-- Start of RECORDS SHOWN --
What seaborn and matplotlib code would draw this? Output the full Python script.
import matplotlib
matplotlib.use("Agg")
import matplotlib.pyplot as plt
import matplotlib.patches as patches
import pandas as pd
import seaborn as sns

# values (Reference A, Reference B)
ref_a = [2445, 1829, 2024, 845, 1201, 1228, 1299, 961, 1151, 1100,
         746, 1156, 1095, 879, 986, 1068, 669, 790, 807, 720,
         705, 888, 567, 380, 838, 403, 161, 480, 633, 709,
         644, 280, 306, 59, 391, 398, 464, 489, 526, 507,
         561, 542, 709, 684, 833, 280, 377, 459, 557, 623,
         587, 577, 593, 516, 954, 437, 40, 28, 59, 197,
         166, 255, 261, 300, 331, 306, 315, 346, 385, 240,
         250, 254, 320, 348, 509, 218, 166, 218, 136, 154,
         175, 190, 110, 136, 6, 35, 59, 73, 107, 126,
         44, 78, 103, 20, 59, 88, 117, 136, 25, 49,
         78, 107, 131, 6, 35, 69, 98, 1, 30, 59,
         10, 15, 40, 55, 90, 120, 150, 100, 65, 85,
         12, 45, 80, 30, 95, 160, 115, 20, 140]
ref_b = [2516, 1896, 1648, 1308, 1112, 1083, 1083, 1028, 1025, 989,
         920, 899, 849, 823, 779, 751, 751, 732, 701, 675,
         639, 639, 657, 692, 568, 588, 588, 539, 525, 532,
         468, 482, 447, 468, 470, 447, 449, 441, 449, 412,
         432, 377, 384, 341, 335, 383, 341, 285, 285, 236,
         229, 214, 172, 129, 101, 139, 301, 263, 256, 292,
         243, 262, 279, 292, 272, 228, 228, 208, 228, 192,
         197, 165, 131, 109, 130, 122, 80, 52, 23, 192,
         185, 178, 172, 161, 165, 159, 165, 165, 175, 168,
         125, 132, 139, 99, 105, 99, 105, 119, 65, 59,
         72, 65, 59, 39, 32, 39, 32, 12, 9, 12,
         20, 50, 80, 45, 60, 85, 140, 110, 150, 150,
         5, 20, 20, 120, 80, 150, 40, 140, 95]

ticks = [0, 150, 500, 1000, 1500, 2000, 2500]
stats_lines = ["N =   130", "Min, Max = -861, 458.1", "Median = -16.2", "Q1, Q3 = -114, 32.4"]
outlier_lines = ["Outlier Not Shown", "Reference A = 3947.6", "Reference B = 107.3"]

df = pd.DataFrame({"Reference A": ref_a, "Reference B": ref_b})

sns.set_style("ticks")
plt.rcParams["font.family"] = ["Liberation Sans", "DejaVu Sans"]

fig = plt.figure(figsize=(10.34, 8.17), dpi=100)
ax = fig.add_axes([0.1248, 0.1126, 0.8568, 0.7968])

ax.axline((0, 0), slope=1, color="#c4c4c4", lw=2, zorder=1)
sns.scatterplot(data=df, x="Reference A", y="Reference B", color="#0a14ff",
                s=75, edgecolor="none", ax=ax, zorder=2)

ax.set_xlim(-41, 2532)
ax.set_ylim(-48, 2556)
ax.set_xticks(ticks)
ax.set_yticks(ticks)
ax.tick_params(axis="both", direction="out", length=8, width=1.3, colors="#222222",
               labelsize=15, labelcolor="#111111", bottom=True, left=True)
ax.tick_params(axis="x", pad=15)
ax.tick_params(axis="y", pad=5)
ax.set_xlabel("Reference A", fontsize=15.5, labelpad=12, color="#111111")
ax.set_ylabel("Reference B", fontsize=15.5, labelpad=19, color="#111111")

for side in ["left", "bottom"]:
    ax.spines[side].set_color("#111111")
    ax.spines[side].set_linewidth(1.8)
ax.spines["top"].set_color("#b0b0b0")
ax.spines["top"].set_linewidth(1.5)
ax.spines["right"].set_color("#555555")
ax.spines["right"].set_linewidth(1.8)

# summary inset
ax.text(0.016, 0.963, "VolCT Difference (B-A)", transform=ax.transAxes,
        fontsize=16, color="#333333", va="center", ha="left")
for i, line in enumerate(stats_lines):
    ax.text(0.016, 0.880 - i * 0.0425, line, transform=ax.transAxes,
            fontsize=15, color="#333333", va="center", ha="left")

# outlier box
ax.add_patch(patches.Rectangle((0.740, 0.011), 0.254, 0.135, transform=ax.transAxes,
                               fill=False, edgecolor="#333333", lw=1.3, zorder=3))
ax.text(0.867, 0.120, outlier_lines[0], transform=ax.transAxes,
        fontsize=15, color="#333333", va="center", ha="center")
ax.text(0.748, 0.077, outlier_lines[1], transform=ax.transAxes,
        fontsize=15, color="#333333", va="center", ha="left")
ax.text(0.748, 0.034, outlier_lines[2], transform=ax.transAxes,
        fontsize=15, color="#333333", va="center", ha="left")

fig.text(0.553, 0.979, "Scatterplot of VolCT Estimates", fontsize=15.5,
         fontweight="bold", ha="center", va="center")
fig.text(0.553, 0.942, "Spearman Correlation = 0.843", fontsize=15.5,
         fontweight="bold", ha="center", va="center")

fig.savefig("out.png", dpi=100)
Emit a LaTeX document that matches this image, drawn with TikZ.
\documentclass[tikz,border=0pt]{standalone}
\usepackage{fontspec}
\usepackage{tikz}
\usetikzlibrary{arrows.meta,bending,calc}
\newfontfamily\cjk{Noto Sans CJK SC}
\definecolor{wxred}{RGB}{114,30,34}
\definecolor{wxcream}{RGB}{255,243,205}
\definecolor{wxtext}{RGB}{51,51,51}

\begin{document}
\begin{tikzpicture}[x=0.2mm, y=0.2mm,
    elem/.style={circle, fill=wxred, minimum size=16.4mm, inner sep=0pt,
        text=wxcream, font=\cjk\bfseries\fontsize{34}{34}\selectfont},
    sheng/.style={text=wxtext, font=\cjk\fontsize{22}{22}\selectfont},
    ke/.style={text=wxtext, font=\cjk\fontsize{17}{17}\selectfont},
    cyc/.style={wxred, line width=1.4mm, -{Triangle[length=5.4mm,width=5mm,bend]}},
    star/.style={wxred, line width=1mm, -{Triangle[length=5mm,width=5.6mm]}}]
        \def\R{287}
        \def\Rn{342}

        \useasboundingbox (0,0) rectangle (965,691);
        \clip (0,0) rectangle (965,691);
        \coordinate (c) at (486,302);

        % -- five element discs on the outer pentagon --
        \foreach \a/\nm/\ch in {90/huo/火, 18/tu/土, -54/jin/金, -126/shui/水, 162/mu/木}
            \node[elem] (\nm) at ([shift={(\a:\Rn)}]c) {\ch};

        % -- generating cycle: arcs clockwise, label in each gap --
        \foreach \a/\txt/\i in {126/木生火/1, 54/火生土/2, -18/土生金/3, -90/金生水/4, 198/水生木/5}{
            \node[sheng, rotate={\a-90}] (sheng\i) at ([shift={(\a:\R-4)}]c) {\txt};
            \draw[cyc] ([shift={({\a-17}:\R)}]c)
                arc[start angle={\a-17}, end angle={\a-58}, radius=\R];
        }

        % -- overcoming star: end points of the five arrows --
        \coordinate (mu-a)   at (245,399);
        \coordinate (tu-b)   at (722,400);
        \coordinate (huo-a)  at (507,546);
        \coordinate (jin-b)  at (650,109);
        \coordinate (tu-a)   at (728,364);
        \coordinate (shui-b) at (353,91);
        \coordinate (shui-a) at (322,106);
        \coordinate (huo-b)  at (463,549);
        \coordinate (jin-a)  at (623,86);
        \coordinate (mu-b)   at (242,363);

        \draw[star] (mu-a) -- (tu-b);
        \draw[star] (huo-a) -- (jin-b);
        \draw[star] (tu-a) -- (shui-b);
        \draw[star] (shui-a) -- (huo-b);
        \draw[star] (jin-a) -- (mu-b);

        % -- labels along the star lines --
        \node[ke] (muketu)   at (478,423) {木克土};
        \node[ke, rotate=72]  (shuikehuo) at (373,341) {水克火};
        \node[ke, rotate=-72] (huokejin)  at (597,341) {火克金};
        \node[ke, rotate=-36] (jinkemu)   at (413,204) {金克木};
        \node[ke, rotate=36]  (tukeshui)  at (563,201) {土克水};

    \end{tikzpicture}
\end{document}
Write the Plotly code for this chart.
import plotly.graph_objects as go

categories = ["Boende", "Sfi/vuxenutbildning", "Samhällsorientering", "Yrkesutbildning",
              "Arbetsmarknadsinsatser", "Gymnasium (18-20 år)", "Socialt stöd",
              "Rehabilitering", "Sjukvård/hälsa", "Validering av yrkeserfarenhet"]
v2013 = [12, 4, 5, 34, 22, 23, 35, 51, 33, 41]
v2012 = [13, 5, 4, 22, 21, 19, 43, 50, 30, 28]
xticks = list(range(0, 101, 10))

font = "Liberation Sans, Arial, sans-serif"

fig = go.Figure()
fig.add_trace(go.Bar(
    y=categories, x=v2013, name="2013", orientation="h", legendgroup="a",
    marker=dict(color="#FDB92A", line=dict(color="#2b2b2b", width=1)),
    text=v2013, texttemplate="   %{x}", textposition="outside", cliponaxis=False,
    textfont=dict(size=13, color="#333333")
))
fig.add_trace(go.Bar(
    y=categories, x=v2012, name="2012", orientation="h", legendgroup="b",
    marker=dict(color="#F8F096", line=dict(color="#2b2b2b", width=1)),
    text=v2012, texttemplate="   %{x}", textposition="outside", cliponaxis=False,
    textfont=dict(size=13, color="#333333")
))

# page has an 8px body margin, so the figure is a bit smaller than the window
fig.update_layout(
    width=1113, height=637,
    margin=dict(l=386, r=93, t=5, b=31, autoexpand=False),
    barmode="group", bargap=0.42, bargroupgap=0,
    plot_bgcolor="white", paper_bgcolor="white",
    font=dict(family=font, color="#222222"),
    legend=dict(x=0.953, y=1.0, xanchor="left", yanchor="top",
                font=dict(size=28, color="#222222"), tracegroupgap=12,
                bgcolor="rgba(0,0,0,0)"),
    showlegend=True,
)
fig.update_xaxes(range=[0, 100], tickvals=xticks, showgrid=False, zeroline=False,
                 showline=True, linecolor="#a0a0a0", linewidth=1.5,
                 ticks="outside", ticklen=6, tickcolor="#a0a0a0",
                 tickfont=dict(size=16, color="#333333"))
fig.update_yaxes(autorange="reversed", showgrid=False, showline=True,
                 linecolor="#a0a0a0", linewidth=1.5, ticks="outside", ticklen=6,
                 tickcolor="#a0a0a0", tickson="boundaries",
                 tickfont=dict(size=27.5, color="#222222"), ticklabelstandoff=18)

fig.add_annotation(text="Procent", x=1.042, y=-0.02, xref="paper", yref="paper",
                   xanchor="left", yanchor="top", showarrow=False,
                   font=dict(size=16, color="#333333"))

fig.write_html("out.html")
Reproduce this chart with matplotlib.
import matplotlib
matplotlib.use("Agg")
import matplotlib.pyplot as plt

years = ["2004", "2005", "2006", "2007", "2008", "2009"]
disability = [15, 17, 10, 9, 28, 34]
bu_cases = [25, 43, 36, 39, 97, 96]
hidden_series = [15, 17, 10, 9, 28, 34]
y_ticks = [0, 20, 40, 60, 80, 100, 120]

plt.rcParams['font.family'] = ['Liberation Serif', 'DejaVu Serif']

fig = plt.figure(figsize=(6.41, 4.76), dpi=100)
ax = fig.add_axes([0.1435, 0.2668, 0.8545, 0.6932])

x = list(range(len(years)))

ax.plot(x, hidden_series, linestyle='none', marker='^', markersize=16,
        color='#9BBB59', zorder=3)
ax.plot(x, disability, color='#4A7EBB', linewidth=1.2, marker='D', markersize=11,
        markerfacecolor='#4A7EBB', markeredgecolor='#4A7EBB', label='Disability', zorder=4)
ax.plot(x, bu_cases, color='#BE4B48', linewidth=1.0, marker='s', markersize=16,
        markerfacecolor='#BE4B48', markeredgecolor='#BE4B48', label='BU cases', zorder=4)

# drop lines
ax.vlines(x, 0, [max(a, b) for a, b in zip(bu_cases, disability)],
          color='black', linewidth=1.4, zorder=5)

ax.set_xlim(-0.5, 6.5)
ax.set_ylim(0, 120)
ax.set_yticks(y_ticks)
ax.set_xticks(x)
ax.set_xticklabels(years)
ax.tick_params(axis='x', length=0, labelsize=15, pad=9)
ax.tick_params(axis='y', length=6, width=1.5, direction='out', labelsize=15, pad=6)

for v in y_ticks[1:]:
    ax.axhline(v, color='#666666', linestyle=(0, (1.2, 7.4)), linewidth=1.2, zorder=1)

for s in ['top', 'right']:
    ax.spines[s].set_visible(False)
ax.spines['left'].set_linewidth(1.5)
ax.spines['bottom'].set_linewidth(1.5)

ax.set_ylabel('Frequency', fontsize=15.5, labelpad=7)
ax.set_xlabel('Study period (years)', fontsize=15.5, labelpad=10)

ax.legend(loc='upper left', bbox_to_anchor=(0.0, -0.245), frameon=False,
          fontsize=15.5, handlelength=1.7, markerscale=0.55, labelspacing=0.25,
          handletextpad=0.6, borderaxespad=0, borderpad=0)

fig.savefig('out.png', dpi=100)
-- End of RECORDS SHOWN --
> [YOUR TASK]:
Repeat word for word the lines running from the line containing "Reproduce this chart with matplotlib." to the end of the entries above, inclusive.

> [PROBLEM SOLUTION]:
Reproduce this chart with matplotlib.
import matplotlib
matplotlib.use("Agg")
import matplotlib.pyplot as plt

years = ["2004", "2005", "2006", "2007", "2008", "2009"]
disability = [15, 17, 10, 9, 28, 34]
bu_cases = [25, 43, 36, 39, 97, 96]
hidden_series = [15, 17, 10, 9, 28, 34]
y_ticks = [0, 20, 40, 60, 80, 100, 120]

plt.rcParams['font.family'] = ['Liberation Serif', 'DejaVu Serif']

fig = plt.figure(figsize=(6.41, 4.76), dpi=100)
ax = fig.add_axes([0.1435, 0.2668, 0.8545, 0.6932])

x = list(range(len(years)))

ax.plot(x, hidden_series, linestyle='none', marker='^', markersize=16,
        color='#9BBB59', zorder=3)
ax.plot(x, disability, color='#4A7EBB', linewidth=1.2, marker='D', markersize=11,
        markerfacecolor='#4A7EBB', markeredgecolor='#4A7EBB', label='Disability', zorder=4)
ax.plot(x, bu_cases, color='#BE4B48', linewidth=1.0, marker='s', markersize=16,
        markerfacecolor='#BE4B48', markeredgecolor='#BE4B48', label='BU cases', zorder=4)

# drop lines
ax.vlines(x, 0, [max(a, b) for a, b in zip(bu_cases, disability)],
          color='black', linewidth=1.4, zorder=5)

ax.set_xlim(-0.5, 6.5)
ax.set_ylim(0, 120)
ax.set_yticks(y_ticks)
ax.set_xticks(x)
ax.set_xticklabels(years)
ax.tick_params(axis='x', length=0, labelsize=15, pad=9)
ax.tick_params(axis='y', length=6, width=1.5, direction='out', labelsize=15, pad=6)

for v in y_ticks[1:]:
    ax.axhline(v, color='#666666', linestyle=(0, (1.2, 7.4)), linewidth=1.2, zorder=1)

for s in ['top', 'right']:
    ax.spines[s].set_visible(False)
ax.spines['left'].set_linewidth(1.5)
ax.spines['bottom'].set_linewidth(1.5)

ax.set_ylabel('Frequency', fontsize=15.5, labelpad=7)
ax.set_xlabel('Study period (years)', fontsize=15.5, labelpad=10)

ax.legend(loc='upper left', bbox_to_anchor=(0.0, -0.245), frameon=False,
          fontsize=15.5, handlelength=1.7, markerscale=0.55, labelspacing=0.25,
          handletextpad=0.6, borderaxespad=0, borderpad=0)

fig.savefig('out.png', dpi=100)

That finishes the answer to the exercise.